-- Exercise brief --
Quote, without change, all of the lines that follow.

##### Source material

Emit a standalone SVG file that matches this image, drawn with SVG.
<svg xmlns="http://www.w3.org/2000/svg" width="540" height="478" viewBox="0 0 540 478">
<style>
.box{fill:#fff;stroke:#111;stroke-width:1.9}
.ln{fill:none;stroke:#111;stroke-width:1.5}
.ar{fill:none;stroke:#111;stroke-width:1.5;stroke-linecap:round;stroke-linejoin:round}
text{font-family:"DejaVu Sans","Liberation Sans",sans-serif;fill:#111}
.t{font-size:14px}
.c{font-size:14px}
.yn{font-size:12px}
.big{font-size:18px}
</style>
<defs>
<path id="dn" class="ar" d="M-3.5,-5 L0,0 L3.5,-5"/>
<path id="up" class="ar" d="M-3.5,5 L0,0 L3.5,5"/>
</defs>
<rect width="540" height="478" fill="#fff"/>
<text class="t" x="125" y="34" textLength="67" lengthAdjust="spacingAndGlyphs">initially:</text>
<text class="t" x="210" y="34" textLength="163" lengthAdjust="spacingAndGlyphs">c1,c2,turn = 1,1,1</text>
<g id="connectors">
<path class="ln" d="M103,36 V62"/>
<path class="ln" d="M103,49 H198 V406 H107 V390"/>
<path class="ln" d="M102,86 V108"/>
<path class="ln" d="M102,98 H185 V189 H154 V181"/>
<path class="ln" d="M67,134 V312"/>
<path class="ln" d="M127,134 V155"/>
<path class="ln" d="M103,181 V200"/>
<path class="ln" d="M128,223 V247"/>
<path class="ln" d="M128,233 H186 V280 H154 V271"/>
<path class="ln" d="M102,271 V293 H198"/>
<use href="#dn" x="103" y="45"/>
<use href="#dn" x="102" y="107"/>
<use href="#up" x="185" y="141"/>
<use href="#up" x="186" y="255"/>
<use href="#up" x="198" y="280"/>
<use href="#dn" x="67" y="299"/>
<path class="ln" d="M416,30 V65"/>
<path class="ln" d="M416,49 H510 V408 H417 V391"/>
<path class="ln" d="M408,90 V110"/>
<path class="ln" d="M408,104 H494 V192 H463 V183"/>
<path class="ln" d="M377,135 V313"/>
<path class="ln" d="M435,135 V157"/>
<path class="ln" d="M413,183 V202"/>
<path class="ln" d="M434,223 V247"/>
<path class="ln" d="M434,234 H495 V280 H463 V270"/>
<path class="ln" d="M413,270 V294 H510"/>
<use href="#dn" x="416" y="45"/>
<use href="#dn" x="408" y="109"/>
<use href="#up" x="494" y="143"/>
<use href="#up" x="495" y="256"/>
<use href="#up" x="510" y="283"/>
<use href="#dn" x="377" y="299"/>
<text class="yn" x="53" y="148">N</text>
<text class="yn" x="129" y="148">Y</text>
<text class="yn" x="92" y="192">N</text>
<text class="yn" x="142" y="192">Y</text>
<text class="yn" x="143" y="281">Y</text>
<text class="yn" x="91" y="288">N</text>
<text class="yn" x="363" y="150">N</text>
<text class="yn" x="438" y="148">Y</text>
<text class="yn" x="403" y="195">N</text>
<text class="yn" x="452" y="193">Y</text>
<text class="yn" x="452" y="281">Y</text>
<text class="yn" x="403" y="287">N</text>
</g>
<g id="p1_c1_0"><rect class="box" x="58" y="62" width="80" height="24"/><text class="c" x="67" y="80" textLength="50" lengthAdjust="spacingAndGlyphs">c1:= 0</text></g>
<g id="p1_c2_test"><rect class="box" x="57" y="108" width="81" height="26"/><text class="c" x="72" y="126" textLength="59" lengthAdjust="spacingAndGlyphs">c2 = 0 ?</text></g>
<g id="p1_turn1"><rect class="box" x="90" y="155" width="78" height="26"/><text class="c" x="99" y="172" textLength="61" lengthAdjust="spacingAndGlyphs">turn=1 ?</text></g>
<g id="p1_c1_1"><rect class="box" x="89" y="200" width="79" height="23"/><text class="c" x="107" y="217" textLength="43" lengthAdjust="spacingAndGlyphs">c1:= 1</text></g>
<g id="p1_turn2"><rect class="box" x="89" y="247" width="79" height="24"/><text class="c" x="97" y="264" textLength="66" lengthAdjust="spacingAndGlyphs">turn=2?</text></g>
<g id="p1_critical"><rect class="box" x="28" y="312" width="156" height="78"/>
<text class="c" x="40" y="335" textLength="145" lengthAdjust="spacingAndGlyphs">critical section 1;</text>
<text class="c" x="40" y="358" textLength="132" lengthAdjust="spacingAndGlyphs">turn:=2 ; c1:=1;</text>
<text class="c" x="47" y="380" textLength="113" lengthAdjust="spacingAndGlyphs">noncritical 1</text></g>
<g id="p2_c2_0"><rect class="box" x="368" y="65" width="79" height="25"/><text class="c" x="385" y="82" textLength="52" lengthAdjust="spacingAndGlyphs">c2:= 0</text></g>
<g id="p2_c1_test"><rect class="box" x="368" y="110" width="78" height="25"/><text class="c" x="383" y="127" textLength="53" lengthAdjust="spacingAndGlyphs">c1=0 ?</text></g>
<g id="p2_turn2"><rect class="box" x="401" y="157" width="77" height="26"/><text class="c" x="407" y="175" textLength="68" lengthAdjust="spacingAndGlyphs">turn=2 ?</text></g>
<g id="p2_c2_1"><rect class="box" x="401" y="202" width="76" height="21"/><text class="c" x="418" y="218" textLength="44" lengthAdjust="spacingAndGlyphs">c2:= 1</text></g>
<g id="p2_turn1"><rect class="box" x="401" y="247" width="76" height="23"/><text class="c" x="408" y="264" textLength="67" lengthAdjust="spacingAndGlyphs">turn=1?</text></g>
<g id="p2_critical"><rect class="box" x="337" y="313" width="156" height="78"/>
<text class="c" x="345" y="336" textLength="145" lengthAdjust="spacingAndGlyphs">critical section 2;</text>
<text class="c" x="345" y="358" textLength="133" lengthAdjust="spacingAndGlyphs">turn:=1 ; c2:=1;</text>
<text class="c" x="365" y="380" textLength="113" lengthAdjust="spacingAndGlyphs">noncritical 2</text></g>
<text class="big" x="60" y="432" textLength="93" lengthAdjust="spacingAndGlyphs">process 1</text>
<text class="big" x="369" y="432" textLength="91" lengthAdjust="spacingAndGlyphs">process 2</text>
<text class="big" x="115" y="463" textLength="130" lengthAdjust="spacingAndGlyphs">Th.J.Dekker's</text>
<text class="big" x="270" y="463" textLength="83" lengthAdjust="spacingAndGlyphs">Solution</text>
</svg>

##########

-- Full output --
Emit a standalone SVG file that matches this image, drawn with SVG.
<svg xmlns="http://www.w3.org/2000/svg" width="540" height="478" viewBox="0 0 540 478">
<style>
.box{fill:#fff;stroke:#111;stroke-width:1.9}
.ln{fill:none;stroke:#111;stroke-width:1.5}
.ar{fill:none;stroke:#111;stroke-width:1.5;stroke-linecap:round;stroke-linejoin:round}
text{font-family:"DejaVu Sans","Liberation Sans",sans-serif;fill:#111}
.t{font-size:14px}
.c{font-size:14px}
.yn{font-size:12px}
.big{font-size:18px}
</style>
<defs>
<path id="dn" class="ar" d="M-3.5,-5 L0,0 L3.5,-5"/>
<path id="up" class="ar" d="M-3.5,5 L0,0 L3.5,5"/>
</defs>
<rect width="540" height="478" fill="#fff"/>
<text class="t" x="125" y="34" textLength="67" lengthAdjust="spacingAndGlyphs">initially:</text>
<text class="t" x="210" y="34" textLength="163" lengthAdjust="spacingAndGlyphs">c1,c2,turn = 1,1,1</text>
<g id="connectors">
<path class="ln" d="M103,36 V62"/>
<path class="ln" d="M103,49 H198 V406 H107 V390"/>
<path class="ln" d="M102,86 V108"/>
<path class="ln" d="M102,98 H185 V189 H154 V181"/>
<path class="ln" d="M67,134 V312"/>
<path class="ln" d="M127,134 V155"/>
<path class="ln" d="M103,181 V200"/>
<path class="ln" d="M128,223 V247"/>
<path class="ln" d="M128,233 H186 V280 H154 V271"/>
<path class="ln" d="M102,271 V293 H198"/>
<use href="#dn" x="103" y="45"/>
<use href="#dn" x="102" y="107"/>
<use href="#up" x="185" y="141"/>
<use href="#up" x="186" y="255"/>
<use href="#up" x="198" y="280"/>
<use href="#dn" x="67" y="299"/>
<path class="ln" d="M416,30 V65"/>
<path class="ln" d="M416,49 H510 V408 H417 V391"/>
<path class="ln" d="M408,90 V110"/>
<path class="ln" d="M408,104 H494 V192 H463 V183"/>
<path class="ln" d="M377,135 V313"/>
<path class="ln" d="M435,135 V157"/>
<path class="ln" d="M413,183 V202"/>
<path class="ln" d="M434,223 V247"/>
<path class="ln" d="M434,234 H495 V280 H463 V270"/>
<path class="ln" d="M413,270 V294 H510"/>
<use href="#dn" x="416" y="45"/>
<use href="#dn" x="408" y="109"/>
<use href="#up" x="494" y="143"/>
<use href="#up" x="495" y="256"/>
<use href="#up" x="510" y="283"/>
<use href="#dn" x="377" y="299"/>
<text class="yn" x="53" y="148">N</text>
<text class="yn" x="129" y="148">Y</text>
<text class="yn" x="92" y="192">N</text>
<text class="yn" x="142" y="192">Y</text>
<text class="yn" x="143" y="281">Y</text>
<text class="yn" x="91" y="288">N</text>
<text class="yn" x="363" y="150">N</text>
<text class="yn" x="438" y="148">Y</text>
<text class="yn" x="403" y="195">N</text>
<text class="yn" x="452" y="193">Y</text>
<text class="yn" x="452" y="281">Y</text>
<text class="yn" x="403" y="287">N</text>
</g>
<g id="p1_c1_0"><rect class="box" x="58" y="62" width="80" height="24"/><text class="c" x="67" y="80" textLength="50" lengthAdjust="spacingAndGlyphs">c1:= 0</text></g>
<g id="p1_c2_test"><rect class="box" x="57" y="108" width="81" height="26"/><text class="c" x="72" y="126" textLength="59" lengthAdjust="spacingAndGlyphs">c2 = 0 ?</text></g>
<g id="p1_turn1"><rect class="box" x="90" y="155" width="78" height="26"/><text class="c" x="99" y="172" textLength="61" lengthAdjust="spacingAndGlyphs">turn=1 ?</text></g>
<g id="p1_c1_1"><rect class="box" x="89" y="200" width="79" height="23"/><text class="c" x="107" y="217" textLength="43" lengthAdjust="spacingAndGlyphs">c1:= 1</text></g>
<g id="p1_turn2"><rect class="box" x="89" y="247" width="79" height="24"/><text class="c" x="97" y="264" textLength="66" lengthAdjust="spacingAndGlyphs">turn=2?</text></g>
<g id="p1_critical"><rect class="box" x="28" y="312" width="156" height="78"/>
<text class="c" x="40" y="335" textLength="145" lengthAdjust="spacingAndGlyphs">critical section 1;</text>
<text class="c" x="40" y="358" textLength="132" lengthAdjust="spacingAndGlyphs">turn:=2 ; c1:=1;</text>
<text class="c" x="47" y="380" textLength="113" lengthAdjust="spacingAndGlyphs">noncritical 1</text></g>
<g id="p2_c2_0"><rect class="box" x="368" y="65" width="79" height="25"/><text class="c" x="385" y="82" textLength="52" lengthAdjust="spacingAndGlyphs">c2:= 0</text></g>
<g id="p2_c1_test"><rect class="box" x="368" y="110" width="78" height="25"/><text class="c" x="383" y="127" textLength="53" lengthAdjust="spacingAndGlyphs">c1=0 ?</text></g>
<g id="p2_turn2"><rect class="box" x="401" y="157" width="77" height="26"/><text class="c" x="407" y="175" textLength="68" lengthAdjust="spacingAndGlyphs">turn=2 ?</text></g>
<g id="p2_c2_1"><rect class="box" x="401" y="202" width="76" height="21"/><text class="c" x="418" y="218" textLength="44" lengthAdjust="spacingAndGlyphs">c2:= 1</text></g>
<g id="p2_turn1"><rect class="box" x="401" y="247" width="76" height="23"/><text class="c" x="408" y="264" textLength="67" lengthAdjust="spacingAndGlyphs">turn=1?</text></g>
<g id="p2_critical"><rect class="box" x="337" y="313" width="156" height="78"/>
<text class="c" x="345" y="336" textLength="145" lengthAdjust="spacingAndGlyphs">critical section 2;</text>
<text class="c" x="345" y="358" textLength="133" lengthAdjust="spacingAndGlyphs">turn:=1 ; c2:=1;</text>
<text class="c" x="365" y="380" textLength="113" lengthAdjust="spacingAndGlyphs">noncritical 2</text></g>
<text class="big" x="60" y="432" textLength="93" lengthAdjust="spacingAndGlyphs">process 1</text>
<text class="big" x="369" y="432" textLength="91" lengthAdjust="spacingAndGlyphs">process 2</text>
<text class="big" x="115" y="463" textLength="130" lengthAdjust="spacingAndGlyphs">Th.J.Dekker's</text>
<text class="big" x="270" y="463" textLength="83" lengthAdjust="spacingAndGlyphs">Solution</text>
</svg>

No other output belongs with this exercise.